I'm gonna have the weights 10 -20 -20.

And so, let's pull some of the truth table values.

For the red network, we know that was computing the x1 and

x2, and so this will be approximately 0 0 0 1,

depending on the values of x1 and x2, and for a 2 2, the cyan network.

What do we know?

The function NOT x1 AND NOT x2, that outputs 1 0 0 0, for

the 4 values of x1 and x2.

4:18

Finally, I'm going to create my output node, my output unit that is a 3 1.

This is one more output h(x) and I'm going to copy over the old network for that.

And I'm going to need a +1 bias unit here, so you draw that in, And

I'm going to copy over the weights from the green networks.
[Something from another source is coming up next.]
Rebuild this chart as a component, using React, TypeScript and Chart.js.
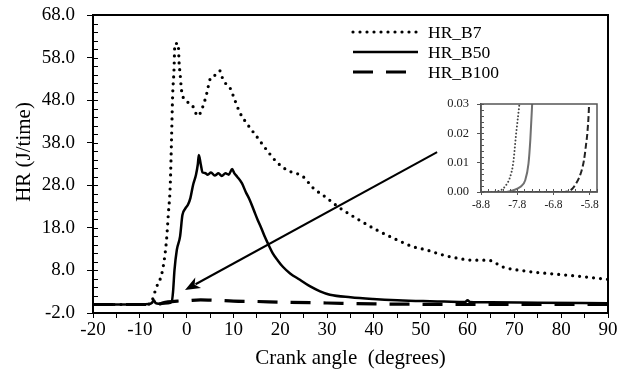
import React, { useEffect, useRef } from "react";
import { Chart, registerables } from "chart.js";
Chart.register(...registerables);

// ---------- data (main chart) ----------
const b7Angle = [-20, -10, -8, -7.5, -7.0, -6.4, -5.7, -5.0, -4.3, -3.9, -3.5, -3.2, -3.0, -2.7, -2.5, -1.8, -1.6, -1.4, -1.1, -0.35, 0.7, 1.3, 2.4, 3.4, 4.3, 5.0, 6.1, 7.1, 7.8, 9.3, 10.3, 11.4, 12.8, 15.0, 17.1, 19.2, 21.4, 24.9, 27.0, 29.6, 32.3, 36.3, 40.6, 44.9, 48.3, 51.3, 54.8, 57.7, 61.2, 64.4, 67.6, 72.7, 79.1, 84.0, 90.0];
const b7HR = [0, 0, 0.1, 0.5, 2.2, 4.2, 5.8, 8.9, 15.1, 21.4, 28.0, 40.0, 48.8, 55.1, 61.3, 61.3, 56.6, 54.3, 50.4, 48.0, 47.3, 46.6, 44.3, 46.3, 49.6, 52.9, 53.9, 54.9, 52.7, 50.8, 48.0, 45.0, 42.6, 39.4, 36.3, 33.5, 31.6, 30.0, 27.4, 25.3, 23.0, 20.2, 17.5, 15.2, 13.6, 12.8, 11.6, 10.9, 10.4, 10.4, 8.8, 7.8, 7.1, 6.6, 5.9];

const b50Angle = [-20, -10, -8, -7.4, -7.0, -6.6, -6.0, -4.0, -3.2, -2.9, -2.6, -2.1, -1.4, -0.9, -0.3, 0.3, 0.8, 1.4, 2.0, 2.4, 2.6, 3.0, 3.4, 3.9, 4.5, 5.2, 6.0, 6.8, 7.5, 8.3, 9.0, 9.7, 10.2, 10.8, 11.8, 12.6, 13.5, 14.4, 15.2, 16.0, 16.7, 17.5, 18.4, 19.5, 20.6, 22.1, 24.2, 26.3, 28.5, 30.6, 35.0, 39.8, 45.0, 50.5, 55.0, 59.5, 60.0, 60.5, 65.0, 75.0, 90.0];
const b50HR = [0, 0, 0.1, 0.4, 1.0, 0.3, 0.2, 0.3, 0.6, 3.0, 8.0, 12.8, 16.0, 21.0, 22.5, 23.5, 25.0, 28.2, 30.5, 33.0, 35.1, 33.0, 31.0, 30.9, 30.5, 31.0, 30.3, 30.8, 30.2, 30.8, 30.5, 31.8, 30.8, 30.0, 28.5, 26.5, 24.5, 22.0, 19.8, 17.8, 15.9, 14.0, 12.0, 10.3, 8.8, 7.3, 5.8, 4.3, 3.1, 2.3, 1.7, 1.3, 1.0, 0.8, 0.7, 0.6, 1.0, 0.6, 0.5, 0.4, 0.3];

const b100Angle = [-20, -6.2, -5.8, -5.0, -4.0, -2.0, 0, 3, 6, 10, 15, 20, 30, 40, 50, 60, 70, 90];
const b100HR = [0, 0, 0.1, 0.4, 0.6, 0.8, 0.9, 1.1, 1.0, 0.8, 0.7, 0.55, 0.35, 0.15, 0.05, 0.0, 0.0, 0.0];

const seriesNames = ["HR_B7", "HR_B50", "HR_B100"];
const xTitle = "Crank angle  (degrees)";
const yTitle = "HR (J/time)";

// axis ranges / ticks
const xMin = -20, xMax = 90, xStep = 5, xLabelStep = 10;
const yMin = -2, yMax = 68, yStep = 10, yMinorStep = 2;

// arrow (data coordinates): from -> to
const arrowFrom = [53.5, 35.8];
const arrowTo = [-0.35, 3.4];

// ---------- data (inset) ----------
const b7InsetAngle = [-8.8, -8.5, -8.33, -8.2, -8.13, -8.0, -7.91, -7.83, -7.74, -7.7];
const b7InsetHR = [0, 0, 0.0003, 0.001, 0.002, 0.005, 0.01, 0.02, 0.03, 0.035];
const b50InsetAngle = [-8.8, -8.1, -7.91, -7.72, -7.58, -7.49, -7.44, -7.39, -7.37];
const b50InsetHR = [0, 0, 0.0006, 0.0017, 0.004, 0.0097, 0.0177, 0.0297, 0.035];
const b100InsetAngle = [-8.8, -6.5, -6.33, -6.24, -6.05, -5.96, -5.91, -5.86, -5.82, -5.81];
const b100InsetHR = [0, 0, 0.0006, 0.0017, 0.0063, 0.0108, 0.0154, 0.021, 0.0297, 0.035];
const insetXLabels = [-8.8, -7.8, -6.8, -5.8];
const insetXMin = -8.8, insetXMax = -5.6, insetXMinor = 0.2;
const insetYMin = 0, insetYMax = 0.03, insetYStep = 0.01, insetYMinor = 0.002;

const zip = (xs: number[], ys: number[]) => xs.map((x, i) => ({ x, y: ys[i] }));

const SERIF = "'Liberation Serif', 'Times New Roman', serif";

const mainDecor = {
  id: "mainDecor",
  afterDatasetsDraw(chart: any) {
    const { ctx, chartArea: a, scales } = chart;
    const x = scales.x, y = scales.y;
    ctx.save();
    // frame
    ctx.strokeStyle = "#000";
    ctx.lineWidth = 2;
    ctx.strokeRect(a.left, a.top, a.right - a.left, a.bottom - a.top);
    // inward minor ticks on y
    ctx.lineWidth = 1;
    for (let v = yMin; v <= yMax + 1e-9; v += yMinorStep) {
      const py = Math.round(y.getPixelForValue(v)) + 0.5;
      ctx.beginPath();
      ctx.moveTo(a.left, py);
      ctx.lineTo(a.left + 5, py);
      ctx.stroke();
    }
    // arrow
    const sx = x.getPixelForValue(arrowFrom[0]);
    const sy = y.getPixelForValue(arrowFrom[1]);
    const ex = x.getPixelForValue(arrowTo[0]);
    const ey = y.getPixelForValue(arrowTo[1]);
    const ang = Math.atan2(ey - sy, ex - sx);
    const headLen = 15, headW = 6;
    ctx.lineWidth = 2;
    ctx.beginPath();
    ctx.moveTo(sx, sy);
    ctx.lineTo(ex - Math.cos(ang) * (headLen - 3), ey - Math.sin(ang) * (headLen - 3));
    ctx.stroke();
    ctx.fillStyle = "#000";
    ctx.beginPath();
    ctx.moveTo(ex, ey);
    ctx.lineTo(ex - Math.cos(ang) * headLen + Math.sin(ang) * headW, ey - Math.sin(ang) * headLen - Math.cos(ang) * headW);
    ctx.lineTo(ex - Math.cos(ang) * (headLen - 4), ey - Math.sin(ang) * (headLen - 4));
    ctx.lineTo(ex - Math.cos(ang) * headLen - Math.sin(ang) * headW, ey - Math.sin(ang) * headLen + Math.cos(ang) * headW);
    ctx.closePath();
    ctx.fill();
    // y-axis title
    ctx.save();
    ctx.translate(24, (a.top + a.bottom) / 2 - 12);
    ctx.rotate(-Math.PI / 2);
    ctx.fillStyle = "#000";
    ctx.font = `21px ${SERIF}`;
    ctx.textAlign = "center";
    ctx.textBaseline = "middle";
    ctx.fillText(yTitle, 0, 0);
    ctx.restore();
    // legend
    const lx0 = a.right - 255, lx1 = a.right - 190, tx = a.right - 180;
    chart.data.datasets.forEach((ds: any, i: number) => {
      const ly = a.top + 17 + i * 20;
      ctx.save();
      ctx.strokeStyle = ds.borderColor;
      ctx.lineWidth = ds.borderWidth;
      ctx.lineCap = ds.borderCapStyle || "butt";
      ctx.setLineDash(ds.borderDash || []);
      ctx.beginPath();
      ctx.moveTo(lx0, ly);
      ctx.lineTo(lx1, ly);
      ctx.stroke();
      ctx.restore();
      ctx.fillStyle = "#000";
      ctx.font = `17.5px ${SERIF}`;
      ctx.textBaseline = "middle";
      ctx.textAlign = "left";
      ctx.fillText(ds.label, tx, ly + 1);
    });
    ctx.restore();
  },
};

const insetDecor = {
  id: "insetDecor",
  afterDatasetsDraw(chart: any) {
    const { ctx, chartArea: a, scales } = chart;
    const x = scales.x, y = scales.y;
    ctx.save();
    ctx.strokeStyle = "#555";
    ctx.lineWidth = 1.5;
    ctx.strokeRect(a.left, a.top, a.right - a.left, a.bottom - a.top);
    ctx.lineWidth = 1;
    for (let v = insetYMin; v <= insetYMax + 1e-9; v += insetYMinor) {
      const py = Math.round(y.getPixelForValue(v)) + 0.5;
      ctx.beginPath();
      ctx.moveTo(a.left, py);
      ctx.lineTo(a.left + 3, py);
      ctx.stroke();
    }
    for (let v = insetXMin; v <= insetXMax + 1e-9; v += insetXMinor) {
      const px = Math.round(x.getPixelForValue(v)) + 0.5;
      ctx.beginPath();
      ctx.moveTo(px, a.bottom);
      ctx.lineTo(px, a.bottom - 3);
      ctx.stroke();
    }
    ctx.restore();
  },
};

export default function App() {
  const mainRef = useRef<HTMLCanvasElement>(null);
  const insetRef = useRef<HTMLCanvasElement>(null);

  useEffect(() => {
    const main = new Chart(mainRef.current as HTMLCanvasElement, {
      type: "line",
      data: {
        datasets: [
          {
            label: seriesNames[0],
            data: zip(b7Angle, b7HR),
            borderColor: "#000",
            borderWidth: 3.2,
            borderDash: [0, 7],
            borderCapStyle: "round",
            pointRadius: 0,
            cubicInterpolationMode: "monotone",
          },
          {
            label: seriesNames[1],
            data: zip(b50Angle, b50HR),
            borderColor: "#000",
            borderWidth: 2.5,
            pointRadius: 0,
            cubicInterpolationMode: "monotone",
          },
          {
            label: seriesNames[2],
            data: zip(b100Angle, b100HR),
            borderColor: "#000",
            borderWidth: 3.2,
            borderDash: [20, 13],
            pointRadius: 0,
            cubicInterpolationMode: "monotone",
          },
        ] as any,
      },
      options: {
        animation: false,
        responsive: false,
        devicePixelRatio: 1,
        layout: { padding: { top: 15, right: 9, left: 0, bottom: 0 } },
        plugins: { legend: { display: false }, tooltip: { enabled: false } },
        scales: {
          x: {
            type: "linear",
            min: xMin,
            max: xMax,
            afterFit: (s: any) => {
              s.height = 65;
              s.paddingLeft = 0;
              s.paddingRight = 0;
            },
            ticks: {
              stepSize: xStep,
              autoSkip: false,
              maxRotation: 0,
              padding: 1,
              color: "#000",
              font: { family: SERIF, size: 19 },
              callback: (v: any) => (Math.abs(v % xLabelStep) < 1e-9 ? String(v) : ""),
            },
            grid: { drawOnChartArea: false, drawTicks: true, tickLength: 5, color: "#000", lineWidth: 1 },
            border: { display: true, color: "#000", width: 2 },
            title: {
              display: true,
              text: xTitle,
              color: "#000",
              font: { family: SERIF, size: 21 },
              padding: { top: 0, bottom: 7 },
            },
          },
          y: {
            type: "linear",
            min: yMin,
            max: yMax,
            afterFit: (s: any) => {
              s.width = 93;
              s.paddingTop = 0;
              s.paddingBottom = 0;
            },
            ticks: {
              stepSize: yStep,
              padding: 12,
              color: "#000",
              font: { family: SERIF, size: 19 },
              callback: (v: any) => Number(v).toFixed(1),
            },
            grid: { drawOnChartArea: false, drawTicks: true, tickLength: 6, color: "#000", lineWidth: 1 },
            border: { display: true, color: "#000", width: 2 },
            title: { display: false },
          },
        },
      } as any,
      plugins: [mainDecor],
    });

    const inset = new Chart(insetRef.current as HTMLCanvasElement, {
      type: "line",
      data: {
        datasets: [
          {
            label: seriesNames[0],
            data: zip(b7InsetAngle, b7InsetHR),
            borderColor: "#444",
            borderWidth: 2,
            borderDash: [0, 3.5],
            borderCapStyle: "round",
            pointRadius: 0,
            cubicInterpolationMode: "monotone",
          },
          {
            label: seriesNames[1],
            data: zip(b50InsetAngle, b50InsetHR),
            borderColor: "#707070",
            borderWidth: 2,
            pointRadius: 0,
            cubicInterpolationMode: "monotone",
          },
          {
            label: seriesNames[2],
            data: zip(b100InsetAngle, b100InsetHR),
            borderColor: "#222",
            borderWidth: 2,
            borderDash: [6, 3],
            pointRadius: 0,
            cubicInterpolationMode: "monotone",
          },
        ] as any,
      },
      options: {
        animation: false,
        responsive: false,
        devicePixelRatio: 1,
        layout: { padding: { top: 9, right: 8, left: 0, bottom: 0 } },
        plugins: { legend: { display: false }, tooltip: { enabled: false } },
        scales: {
          x: {
            type: "linear",
            min: insetXMin,
            max: insetXMax,
            afterBuildTicks: (s: any) => {
              s.ticks = insetXLabels.map((v) => ({ value: v }));
            },
            afterFit: (s: any) => {
              s.height = 28;
              s.paddingLeft = 0;
              s.paddingRight = 0;
            },
            ticks: {
              autoSkip: false,
              maxRotation: 0,
              padding: 3,
              color: "#222",
              font: { family: SERIF, size: 11.5 },
              callback: (v: any) => Number(v).toFixed(1),
            },
            grid: { drawOnChartArea: false, drawTicks: true, tickLength: 3, color: "#555", lineWidth: 1 },
            border: { display: true, color: "#555", width: 1.5 },
          },
          y: {
            type: "linear",
            min: insetYMin,
            max: insetYMax,
            afterFit: (s: any) => {
              s.width = 41;
              s.paddingTop = 0;
              s.paddingBottom = 0;
            },
            ticks: {
              stepSize: insetYStep,
              padding: 8,
              color: "#222",
              font: { family: SERIF, size: 12.5 },
              callback: (v: any) => Number(v).toFixed(2),
            },
            grid: { drawOnChartArea: false, drawTicks: true, tickLength: 4, color: "#555", lineWidth: 1 },
            border: { display: true, color: "#555", width: 1.5 },
          },
        },
      } as any,
      plugins: [insetDecor],
    });

    return () => {
      main.destroy();
      inset.destroy();
    };
  }, []);

  return (
    <div style={{ position: "absolute", left: 0, top: 0, width: 617, height: 378, background: "#fff" }}>
      <canvas ref={mainRef} width={617} height={378} style={{ position: "absolute", left: 0, top: 0 }} />
      <canvas ref={insetRef} width={165} height={125} style={{ position: "absolute", left: 440, top: 95 }} />
    </div>
  );
}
So that's -10, 20, 20 and we know earlier that this computes the OR function.

4:50

So the first entry is 0 OR 1 which can be 1 that makes 0 OR

0 which is 0, 0 OR 0 which is 0, 1 OR 0 and that falls to 1.

And thus h(x) is equal to 1 when either both x1 and x2 are zero or

when x1 and x2 are both 1 and concretely h(x) outputs 1

exactly at these two locations and then outputs 0 otherwise.

5:19

And thus will this neural network, which has a input layer,

one hidden layer, and one output layer,

we end up with a nonlinear decision boundary that computes this XNOR function.

And the more general intuition is that in the input layer,

we just have our four inputs.

Then we have a hidden layer,

which computed some slightly more complex functions of the inputs that its shown

here this is slightly more complex functions.

And then by adding yet

another layer we end up with an even more complex non linear function.

5:50

And this is a sort of intuition about why neural networks can compute

pretty complicated functions.

That when you have multiple layers you have relatively simple function of

the inputs of the second layer.

But the third layer I can build on that to complete even more complex functions, and

then the layer after that can compute even more complex functions.

6:10

To wrap up this video,

I want to show you a fun example of an application of a the Neural Network

that captures this intuition of the deeper layers computing more complex features.

I want to show you a video of that customer a good friend of mine

Yann LeCunj.

Yann is a professor at New York University, NYU and

he was one of the early pioneers of Neural Network reasearch and

is sort of a legend in the field now and his ideas are used in

all sorts of products and applications throughout the world now.

6:41

So I wanna show you a video from some of his early work in which he was using

a neural network to recognize handwriting, to do handwritten digit recognition.

You might remember early in this class, at the start of this class I said that

one of the earliest successes of neural networks was trying to use it to read zip

codes to help USPS Laws and read postal codes.

So this is one of the attempts,

this is one of the algorithms used to try to address that problem.

In the video that I'll show you this area here

is the input area that shows a canvasing character shown to the network.

This column here shows a visualization of the features computed by sort of the first

hidden layer of the network.

So that the first hidden layer of the network and so the first hidden layer,

this visualization shows different features.

Different edges and lines and so on detected.

This is a visualization of the next hidden layer.

It's kinda harder to see, harder to understand the deeper, hidden layers, and

that's a visualization of why the next hidden layer is confusing.

You probably have a hard time seeing what's going

on much beyond the first hidden layer, but

then finally, all of these learned features get fed to the upper layer.

And shown over here is the final answer, it's the final predictive value for

what handwritten digit the neural network thinks it is being shown.

So let's take a look at the video.

[MUSIC]

9:49

So I hope you enjoyed the video and that this hopefully gave you some intuition

about the source of pretty complicated functions neural networks can learn.

In which it takes its input this image, just takes this input, the raw pixels and

the first hidden layer computes some set of features.

The next hidden layer computes even more complex features and

even more complex features.

And these features can then be used by essentially the final

layer of the logistic classifiers to make accurate predictions

without the numbers that the network sees.